20 Flowers and Some Bigger Pictures presents works created by Hockney in 2021, expanding on a series of iPad paintings he first began in 2020 while quarantining at his studio and residence in Normandy, France. Inspired by his daily observations, Hockney devoted himself to the iPad, a medium of unique immediacy that allowed him to be prolific in his depictions of his home, the changing seasons, and surrounding countryside.

Of his iPad paintings, each gallery will present a distinct series of editioned and signed inkjet prints including five landscapes, twenty floral still lifes, and a composite of three iPad paintings depicting a bouquet of gladioli. These works reveal the presence of Hockney’s hand as well as his deliberate technique for drafting larger-than-life compositions on the iPad. While Hockney’s flowers capture the fleeting stillness of his subjects, his immersive landscapes establish the vastness of his rural surroundings. Whether bound to a single moment in time or created from multiple planes of vision, Hockney’s distinctive sense of time and space draws from art historical examples ranging from the Bayeux Tapestry and seventeenth-century Chinese scrolls to the still lifes of Henri Matisse.

A cornerstone of the series, Hockney’s landscapes call upon his observations of the changing of seasons. In each of his gridded picture planes, Hockney reimagines the Normandy countryside with bright colors, abstracted forms, and impossible angles of otherwise traditional outdoor scenes. Placing his focus on themes of renewal and rebirth, the resulting body of work reflects the pastoral nostalgia and beauty of the natural world. 

First reproduced by the German newspaper, Die Welt, and later debuted at Musée Matisse in Nice, Hockney’s series of twenty flower iPad paintings captures various arrangements of blooms set against a backdrop of gingham tablecloths and burgundy walls. “I was just sitting at the table in our house, and I caught sight of some flowers in a vase on the table,” Hockney explains. “A few days later I started another from the same position with the same ceramic vase. This took longer to do. I then realized if I put the flowers in a glass vase the sun would catch the water, and painting glass would be a more interesting thing to do. So then I was off.” Though attributes vary in each work, such as the species of flower, type of vase, and the color of the tablecloth, consistent elements across this series allow viewers to admire Hockney’s technique and dedication to his subject. Capturing a spectrum of floral compositions with contrasting tones and textures, Hockney displays his propensity for balancing the central artistic elements of line, color, and perspective.

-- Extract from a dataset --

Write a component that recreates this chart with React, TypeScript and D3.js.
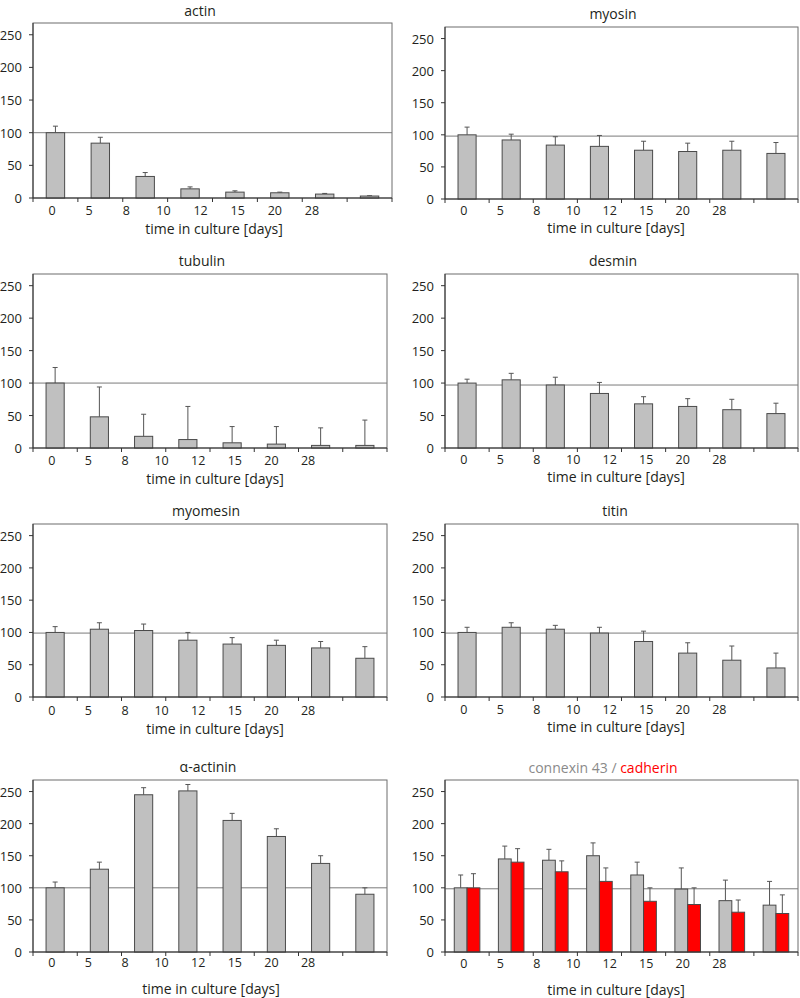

At the center of the exhibition, Hockney debuts his latest large-scale photographic drawing, 25th June 2022, Looking at the Flowers (Framed). Within the composition, Hockney is depicted twice – once on the right side of the scene, and once on the left – sitting in an armchair and looking upon his twenty flower still lifes displayed salon-style on a navy-blue wall. “This is photographic but is in no way an ordinary photograph,” Hockney describes. “I had been doing what I called photographic drawings, giving a much more 3D effect. This is because you have to look at these through time (unlike an ordinary photograph which you see all at once).” From a series of individual photographs, Hockney constructs a seamless panorama that defies the natural parameters of time and space. The photographic drawing pulls viewers into a self-referential world that is at once familiar and entirely new. “Most people thought the photograph was the ultimate depiction of reality, didn’t they? People thought, This is it, this is the end of it. Which it’s not. And I’m very certain it’s not, but not many people think the way I do.”